● **JOB**
Pictures excluded, return the lines below from the first through the line holding "['09:00', '09:28', '10:02', '10:30', '10:58', '11:26']".

● **GIVEN DATA**
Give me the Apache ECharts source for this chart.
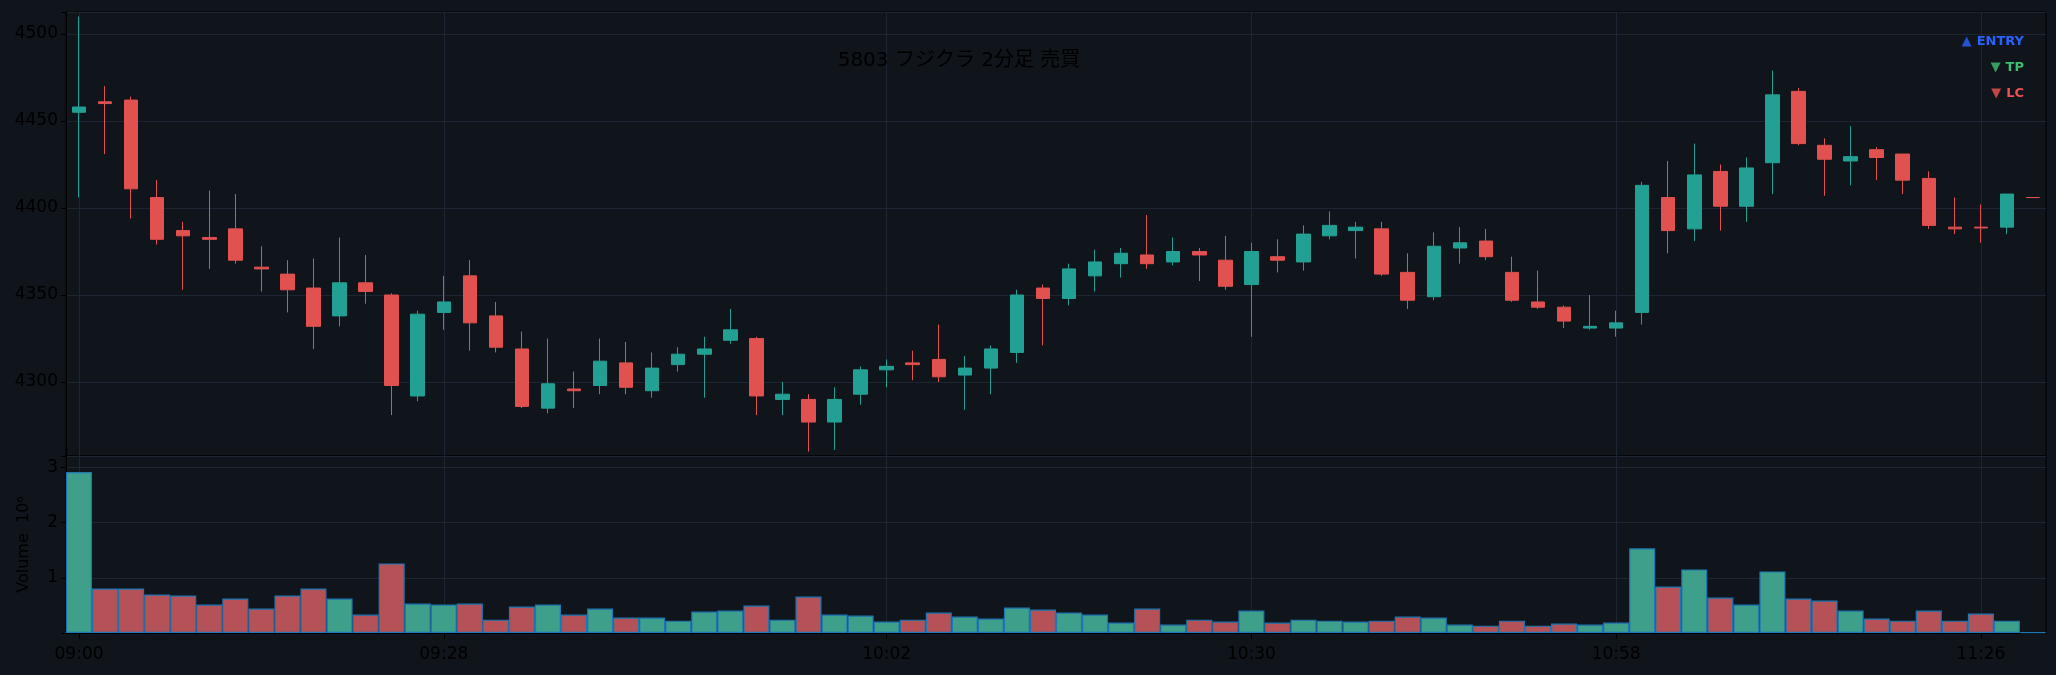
<!DOCTYPE html>
<html>
<head>
<meta charset="utf-8">
<title>5803 2分足</title>
<script src="https://cdn.jsdelivr.net/npm/echarts@6/dist/echarts.min.js"></script>
<style>
  html, body { margin: 0; padding: 0; background: #10141b; }
  #chart { width: 2056px; height: 675px; }
</style>
</head>
<body>
<div id="chart"></div>
<script>
// 2-minute bars, 09:00 - 11:30
const times = [
  '09:00','09:02','09:04','09:06','09:08','09:10','09:12','09:14','09:16','09:18',
  '09:20','09:22','09:24','09:26','09:28','09:30','09:32','09:34','09:36','09:38',
  '09:40','09:42','09:44','09:46','09:48','09:50','09:52','09:54','09:56','09:58',
  '10:00','10:02','10:04','10:06','10:08','10:10','10:12','10:14','10:16','10:18',
  '10:20','10:22','10:24','10:26','10:28','10:30','10:32','10:34','10:36','10:38',
  '10:40','10:42','10:44','10:46','10:48','10:50','10:52','10:54','10:56','10:58',
  '11:00','11:02','11:04','11:06','11:08','11:10','11:12','11:14','11:16','11:18',
  '11:20','11:22','11:24','11:26','11:28','11:30'
]
const tickLabels = ['09:00', '09:28', '10:02', '10:30', '10:58', '11:26']

const opens = [
  4455, 4461, 4462, 4406, 4387, 4383, 4388, 4366, 4362, 4354,
  4338, 4357, 4350, 4292, 4340, 4361, 4338, 4319, 4285, 4296,
  4298, 4311, 4295, 4310, 4316, 4324, 4325, 4290, 4290, 4277,
  4293, 4307, 4311, 4313, 4304, 4308, 4317, 4354, 4348, 4361,
  4368, 4373, 4369, 4375, 4370, 4356, 4372, 4369, 4384, 4387,
  4388, 4363, 4349, 4377, 4381, 4363, 4346, 4343, 4331, 4331,
  4340, 4406, 4388, 4421, 4401, 4426, 4467, 4436, 4427, 4433.5,
  4431, 4417, 4389, 4389, 4389, 4406
]
const closes = [
  4458, 4460, 4411, 4382, 4384, 4382, 4370, 4365, 4353, 4332,
  4357, 4352, 4298, 4339, 4346, 4334, 4320, 4286, 4299, 4295,
  4312, 4297, 4308, 4316, 4319, 4330, 4292, 4293, 4277, 4290,
  4307, 4309, 4310, 4303, 4308, 4319, 4350, 4348, 4365, 4369,
  4374, 4368, 4375, 4373, 4355, 4375, 4370, 4385, 4390, 4389,
  4362, 4347, 4378, 4380, 4372, 4347, 4343, 4335, 4332, 4334,
  4413, 4387, 4419, 4401, 4423, 4465, 4437, 4428, 4429.5, 4429,
  4416, 4390, 4388, 4388.5, 4408, 4406
]
const lows = [
  4406, 4431, 4394, 4379, 4353, 4365, 4368, 4352, 4340, 4319,
  4332, 4345, 4281, 4289, 4330, 4318, 4317, 4285, 4282, 4285,
  4293, 4293, 4291, 4306, 4291, 4322, 4281, 4281, 4260, 4261,
  4287, 4297, 4301, 4300, 4284, 4293, 4311, 4321, 4344, 4352,
  4360, 4365, 4367, 4358, 4353, 4326, 4363, 4364, 4382, 4371,
  4361, 4342, 4347, 4368, 4370, 4346, 4342, 4331, 4330, 4326,
  4333, 4374, 4381, 4387, 4392, 4408, 4436, 4407, 4413, 4416,
  4408, 4388, 4385, 4380, 4385, 4406
]
const highs = [
  4510, 4470, 4464, 4416, 4392, 4410, 4408, 4378, 4370, 4371,
  4383, 4373, 4351, 4341, 4361, 4370, 4346, 4329, 4325, 4306,
  4325, 4323, 4317, 4320, 4326, 4342, 4326, 4300, 4293, 4297,
  4309, 4313, 4318, 4333, 4315, 4321, 4353, 4356, 4368, 4376,
  4377, 4396, 4383, 4377, 4384, 4380, 4382, 4390, 4398, 4392,
  4392, 4374, 4386, 4389, 4388, 4372, 4364, 4344, 4350, 4341,
  4415, 4427, 4437, 4425, 4429, 4479, 4469, 4440, 4447, 4435,
  4431, 4421, 4406, 4402, 4408, 4406
]
// volume in millions of shares
const volumes = [
  2.915, 0.806, 0.806, 0.697, 0.679, 0.515, 0.624, 0.442, 0.679, 0.806,
  0.624, 0.333, 1.26, 0.533, 0.515, 0.533, 0.242, 0.479, 0.515, 0.333,
  0.442, 0.279, 0.279, 0.224, 0.388, 0.406, 0.497, 0.242, 0.661, 0.333,
  0.315, 0.206, 0.242, 0.370, 0.297, 0.261, 0.461, 0.424, 0.370, 0.333,
  0.188, 0.442, 0.152, 0.242, 0.206, 0.406, 0.188, 0.242, 0.224, 0.206,
  0.224, 0.297, 0.279, 0.152, 0.133, 0.224, 0.133, 0.170, 0.152, 0.188,
  1.533, 0.842, 1.152, 0.642, 0.515, 1.115, 0.624, 0.588, 0.406, 0.261,
  0.224, 0.406, 0.224, 0.352, 0.224, 0.012
]

const BG = '#10141b'
const GRID = '#1c2633'
const UP = '#23a094'
const DOWN = '#e05150'
const VOL_UP = '#3e9f8b'
const VOL_DOWN = '#b45257'
const FONT = "'DejaVu Sans', 'Noto Sans CJK JP', sans-serif"

const tickIdx = tickLabels.map(t => times.indexOf(t))
const isTick = (i) => tickIdx.includes(i)

const candleData = times.map((_, i) => [opens[i], closes[i], lows[i], highs[i]])
const volumeData = volumes.map((v, i) => ({
  value: v,
  itemStyle: { color: closes[i] > opens[i] ? VOL_UP : VOL_DOWN },
}))

const markerLegend = (name, icon, color, top) => ({
  right: 32,
  top: top,
  orient: 'vertical',
  padding: 0,
  itemWidth: 10,
  itemHeight: 10,
  selectedMode: false,
  textStyle: { fontFamily: FONT, fontSize: 13, fontWeight: 'bold', color: color },
  data: [{ name: name, icon: icon, itemStyle: { color: color } }],
})
const DOWN_TRI = 'path://M0,0L10,0L5,10Z'

const chart = echarts.init(document.getElementById('chart'))

const option = {
  backgroundColor: BG,
  animation: false,
  title: {
    text: '5803 フジクラ 2分足 売買',
    left: 959,
    top: 51,
    padding: 0,
    textAlign: 'center',
    textStyle: { color: '#000', fontSize: 20, fontWeight: 'normal', fontFamily: FONT },
  },
  legend: [
    markerLegend('ENTRY', 'triangle', '#2962ff', 35),
    markerLegend('TP', DOWN_TRI, '#3fbf6f', 61),
    markerLegend('LC', DOWN_TRI, '#ef5350', 87),
  ],
  grid: [
    { left: 66, right: 10, top: 12, height: 444, show: true, borderColor: '#000', borderWidth: 1, backgroundColor: BG },
    { left: 66, right: 10, top: 456, height: 177, show: true, borderColor: '#000', borderWidth: 1, backgroundColor: BG },
  ],
  xAxis: [
    {
      type: 'category',
      gridIndex: 0,
      data: times,
      boundaryGap: true,
      axisLine: { show: false },
      axisTick: { show: false },
      axisLabel: { show: false },
      splitLine: { show: true, interval: isTick, alignWithLabel: true, lineStyle: { color: GRID, width: 1 } },
    },
    {
      type: 'category',
      gridIndex: 1,
      data: times,
      boundaryGap: true,
      axisLine: { show: true, lineStyle: { color: '#000' } },
      axisTick: { show: true, interval: isTick, alignWithLabel: true, length: 6, lineStyle: { color: '#000' } },
      axisLabel: { show: true, interval: isTick, color: '#000', fontSize: 17, fontFamily: FONT, margin: 13 },
      splitLine: { show: true, interval: isTick, alignWithLabel: true, lineStyle: { color: GRID, width: 1 } },
    },
  ],
  yAxis: [
    {
      type: 'value',
      gridIndex: 0,
      min: 4257.5,
      max: 4512.6,
      splitNumber: 5,
      minInterval: 50,
      maxInterval: 50,
      axisLine: { show: true, lineStyle: { color: '#000' } },
      axisTick: { show: true, length: 5, lineStyle: { color: '#000' } },
      axisLabel: {
        color: '#000', fontSize: 17, fontFamily: FONT, margin: 8,
        formatter: v => (v % 50 === 0 ? String(v) : ''),
      },
      splitLine: { show: true, lineStyle: { color: GRID, width: 1 } },
    },
    {
      type: 'value',
      gridIndex: 1,
      min: 0,
      max: 3.205,
      interval: 1,
      name: 'Volume  10⁶',
      nameLocation: 'middle',
      nameRotate: 90,
      nameGap: 34,
      nameTextStyle: { color: '#000', fontSize: 16, fontFamily: FONT },
      axisLine: { show: true, lineStyle: { color: '#000' } },
      axisTick: { show: true, length: 5, lineStyle: { color: '#000' } },
      axisLabel: {
        color: '#000', fontSize: 17, fontFamily: FONT, margin: 8,
        formatter: v => (Number.isInteger(v) && v > 0 ? String(v) : ''),
      },
      splitLine: { show: true, lineStyle: { color: GRID, width: 1 } },
    },
  ],
  series: [
    {
      name: '5803',
      type: 'candlestick',
      xAxisIndex: 0,
      yAxisIndex: 0,
      data: candleData,
      barWidth: 14,
      itemStyle: {
        color: UP,
        color0: DOWN,
        borderColor: UP,
        borderColor0: DOWN,
        borderColorDoji: DOWN,
        borderWidth: 1,
      },
    },
    {
      name: 'Volume',
      type: 'bar',
      xAxisIndex: 1,
      yAxisIndex: 1,
      data: volumeData,
      barCategoryGap: '0%',
      itemStyle: { borderColor: '#1f77b4', borderWidth: 1.2 },
    },
    // marker series: only their legend entries are shown
    { name: 'ENTRY', type: 'scatter', xAxisIndex: 0, yAxisIndex: 0, data: [] },
    { name: 'TP', type: 'scatter', xAxisIndex: 0, yAxisIndex: 0, data: [] },
    { name: 'LC', type: 'scatter', xAxisIndex: 0, yAxisIndex: 0, data: [] },
  ],
}

chart.setOption(option)
window.addEventListener('resize', () => chart.resize())
</script>
</body>
</html>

● **SOLUTION FOR THIS PROBLEM**
Give me the Apache ECharts source for this chart.
<!DOCTYPE html>
<html>
<head>
<meta charset="utf-8">
<title>5803 2分足</title>
<script src="https://cdn.jsdelivr.net/npm/echarts@6/dist/echarts.min.js"></script>
<style>
  html, body { margin: 0; padding: 0; background: #10141b; }
  #chart { width: 2056px; height: 675px; }
</style>
</head>
<body>
<div id="chart"></div>
<script>
// 2-minute bars, 09:00 - 11:30
const times = [
  '09:00','09:02','09:04','09:06','09:08','09:10','09:12','09:14','09:16','09:18',
  '09:20','09:22','09:24','09:26','09:28','09:30','09:32','09:34','09:36','09:38',
  '09:40','09:42','09:44','09:46','09:48','09:50','09:52','09:54','09:56','09:58',
  '10:00','10:02','10:04','10:06','10:08','10:10','10:12','10:14','10:16','10:18',
  '10:20','10:22','10:24','10:26','10:28','10:30','10:32','10:34','10:36','10:38',
  '10:40','10:42','10:44','10:46','10:48','10:50','10:52','10:54','10:56','10:58',
  '11:00','11:02','11:04','11:06','11:08','11:10','11:12','11:14','11:16','11:18',
  '11:20','11:22','11:24','11:26','11:28','11:30'
]
const tickLabels = ['09:00', '09:28', '10:02', '10:30', '10:58', '11:26']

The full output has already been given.